The authors' suggestions for persuading a seller to finance a deal are sound, but they don't explain that the vast majority of sellers are uninformed about how to finance a sale, are unwilling to accept monthly payments rather than a lump-sum, over-and-done sale, or have loans that prohibit what's called wraparound financing. Wraparound financing means the seller has a loan on the property that will be paid by a loan the seller finances for you. Many existing mortgages have an acceleration clause that says the borrow must repay the entire amount immediately upon selling or refinancing the property. If a homeowner owes $50,000 on their existing mortgage, an acceleration clause can make it illegal for them to sell to you with a contract for deed.
For these reasons, your best opportunities will be found with older homes that the seller owns free and clear. You can find (or confirm) this information through your county tax office.
You should be ready to educate the seller on the reasons your offer are beneficial to him or her. For one thing, it relieves them of paying taxes, insurance, and maintenance on the property. If a faucet breaks, they won't have to fix it because you'll be responsible for it. They'll be collecting a monthly payment as if they were the landlords, though without the headaches of locating responsible tenants. If the contract terms aren't met, they can take back the property. In the meantime, your payments (or rather, your tenants' payments!) will have built escrow or provided income.
A couple of additional steps will help you persuade them. Show them the contract signed by your future tenant, along with any due diligence you did to ensure they'd make a reliable, responsible occupant. The tenant's credit score, references you've checked, and the duration of your rental contract (will you lease it to them for six months or three years?) may all influence the seller's decision to accept or reject your offer.
When purchasing for a resale, the most important thing to remember is that you don't make money when you sell the property. Your profit is established when you buy it. If you purchase a house at market value, you are not going to realize a profit for many years (if ever.) You must negotiate for houses you can purchase well below market value and resell quickly at a good profit or you'll be wasting everyone's time.
Also, you should become familiar with your potential buyer's loan program's guidelines. If he or she plans to get an FHA loan, the property itself must meet certain requirements or have non-conforming conditions repaired before closing your sale. This can prove costly and derail the sale if you haven't anticipated it.

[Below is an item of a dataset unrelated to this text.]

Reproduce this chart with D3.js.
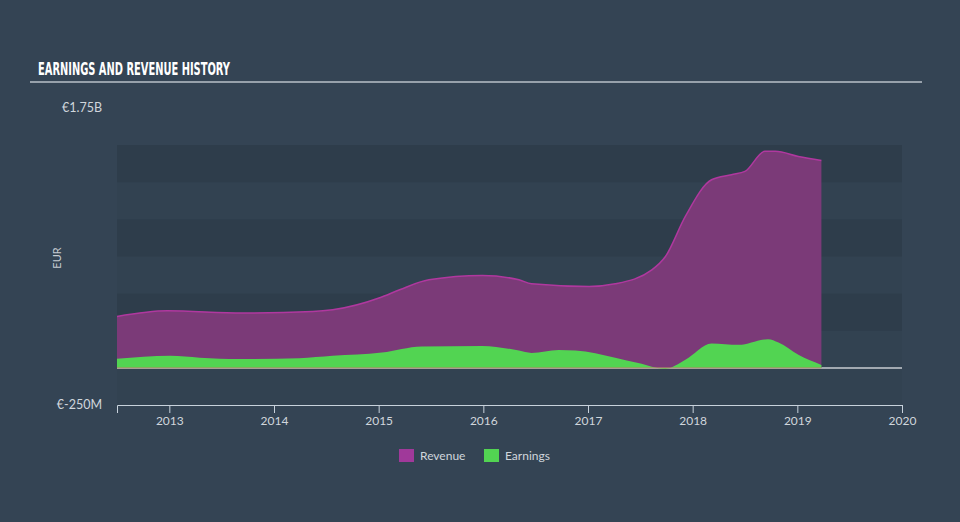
<!DOCTYPE html>
<html>
<head>
<meta charset="utf-8">
<script src="https://cdn.jsdelivr.net/npm/d3@7"></script>
<style>
  html, body { margin: 0; padding: 0; background: #344454; }
  svg { display: block; }
</style>
</head>
<body>
<svg id="chart" width="960" height="522"></svg>
<script>
// data (decimal year, millions EUR)
var revDates = [2012.5, 2012.98, 2013.7, 2014.37, 2014.56, 2015.01, 2015.2, 2015.48, 2015.99, 2016.34, 2016.46, 2017.01, 2017.26, 2017.61, 2017.74, 2017.93, 2018.18, 2018.37, 2018.5, 2018.69, 2018.79, 2019.01, 2019.23];
var revenue  = [346, 384, 369, 379, 391, 472, 526, 593, 622, 593, 566, 548, 566, 660, 750, 1020, 1267, 1301, 1323, 1458, 1458, 1424, 1397];
var earnDates = [2012.5, 2013.01, 2013.29, 2013.67, 2014.24, 2014.56, 2015.03, 2015.41, 2015.99, 2016.34, 2016.46, 2016.72, 2016.88, 2017.26, 2017.48, 2017.74, 2017.93, 2018.18, 2018.44, 2018.72, 2018.82, 2019.01, 2019.23];
var earnings  = [61, 81, 69, 59, 65, 81, 103, 144, 148, 117, 101, 121, 117, 69, 32, -7, 54, 164, 155, 193, 171, 88, 20];
var yearTicks = [2013, 2014, 2015, 2016, 2017, 2018, 2019, 2020];
var bandEdges = [1500, 1250, 1000, 750, 500, 250, 0];

var svg = d3.select("#chart");

var x = d3.scaleLinear().domain([2012.5, 2020]).range([117, 902]);
var y = d3.scaleLinear().domain([-250, 1750]).range([405, 108]);

// title
svg.append("text")
    .attr("x", 38).attr("y", 75)
    .attr("fill", "#ffffff")
    .attr("font-family", "'Liberation Sans Narrow', 'DejaVu Sans Condensed', sans-serif")
    .attr("font-weight", "bold")
    .attr("font-size", 18)
    .attr("textLength", 192)
    .attr("lengthAdjust", "spacingAndGlyphs")
    .text("EARNINGS AND REVENUE HISTORY");
svg.append("line")
    .attr("x1", 30).attr("x2", 922).attr("y1", 82).attr("y2", 82)
    .attr("stroke", "#b8c0c8").attr("stroke-width", 1.5);

// background bands
svg.append("rect")
    .attr("x", x(2012.5)).attr("y", y(1500))
    .attr("width", x(2020) - x(2012.5)).attr("height", y(-250) - y(1500))
    .attr("fill", "#324251");
for (var i = 0; i < bandEdges.length - 1; i += 2) {
    svg.append("rect")
        .attr("x", x(2012.5)).attr("y", y(bandEdges[i]))
        .attr("width", x(2020) - x(2012.5))
        .attr("height", y(bandEdges[i + 1]) - y(bandEdges[i]))
        .attr("fill", "#2e3d4b");
}

var revData = revDates.map(function(d, i) { return {x: d, v: revenue[i]}; });
var earnData = earnDates.map(function(d, i) { return {x: d, v: earnings[i]}; });

var area = d3.area()
    .x(function(d) { return x(d.x); })
    .y0(y(0))
    .y1(function(d) { return y(d.v); })
    .curve(d3.curveMonotoneX);
var line = d3.line()
    .x(function(d) { return x(d.x); })
    .y(function(d) { return y(d.v); })
    .curve(d3.curveMonotoneX);

// zero line
svg.append("line")
    .attr("x1", x(2012.5)).attr("x2", x(2020))
    .attr("y1", y(0)).attr("y2", y(0))
    .attr("stroke", "#c8cdd2").attr("stroke-width", 1.5);

svg.append("path").attr("d", area(revData)).attr("fill", "#7b3a78");
svg.append("path").attr("d", line(revData)).attr("fill", "none")
    .attr("stroke", "#b0389f").attr("stroke-width", 1.5);
svg.append("path").attr("d", area(earnData)).attr("fill", "#52d452");

svg.append("line")
    .attr("x1", x(2012.5)).attr("x2", x(2019.23))
    .attr("y1", y(0)).attr("y2", y(0))
    .attr("stroke", "#b08a6a").attr("stroke-width", 1);

// x axis
var xAxis = d3.axisBottom(x)
    .tickValues(yearTicks)
    .tickFormat(d3.format("d"))
    .tickSize(8)
    .tickPadding(3);
var gx = svg.append("g")
    .attr("transform", "translate(0," + y(-250) + ")")
    .call(xAxis);
gx.select(".domain").attr("stroke", "#c8d2dc");
gx.selectAll(".tick line").attr("stroke", "#c8d2dc");
gx.selectAll(".tick text")
    .attr("fill", "#d0d6dc")
    .attr("font-family", "Lato, 'Open Sans', sans-serif")
    .attr("font-size", 12);

// y labels
var yLabels = [[1750, "€1.75B"], [-250, "€-250M"]];
svg.selectAll(".ylab").data(yLabels).enter().append("text")
    .attr("x", 102).attr("y", function(d) { return y(d[0]) + 4; })
    .attr("text-anchor", "end")
    .attr("fill", "#d0d6dc")
    .attr("font-family", "Lato, 'Open Sans', sans-serif")
    .attr("font-size", 12.5)
    .text(function(d) { return d[1]; });
svg.append("text")
    .attr("transform", "translate(61,258) rotate(-90)")
    .attr("text-anchor", "middle")
    .attr("fill", "#c6ccd2")
    .attr("font-family", "Lato, 'Open Sans', sans-serif")
    .attr("font-size", 11)
    .text("EUR");

// legend
var legend = [["Revenue", "#a0399a", 399], ["Earnings", "#52d452", 484]];
var lg = svg.selectAll(".lg").data(legend).enter().append("g")
    .attr("transform", function(d) { return "translate(" + d[2] + ",449)"; });
lg.append("rect").attr("width", 15).attr("height", 13).attr("fill", function(d) { return d[1]; });
lg.append("text").attr("x", 21).attr("y", 11)
    .attr("fill", "#d0d6dc")
    .attr("font-family", "Lato, 'Open Sans', sans-serif")
    .attr("font-size", 12)
    .text(function(d) { return d[0]; });
</script>
</body>
</html>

The final consideration I'll point out when it comes to contract for deed negotiations is that sellers will likely balk at the idea of long-term owner financing. By offering them a balloon clause that lets your payments be calculated as if you have a thirty-year loan, but requires you to pay the full balance in a shorter period of say, five years, you're more likely to get their agreement. This works to your benefit, too. If you discover that the house has too many problems to make it profitable for you, they can take back the deed at the end of the term and it may not penalize your credit. Most sellers who sell their own homes do not subscribe to credit reporting services.
Convincing a seller to finance you or let you assume their mortgage is the hardest part of getting your first cash-free investment. These specific methods for presenting your offer are geared toward convincing owners to let you assume a loan (which would require you to qualify with a lender), but many of the same principles can be adapted to persuade them to finance a house they own free and clear.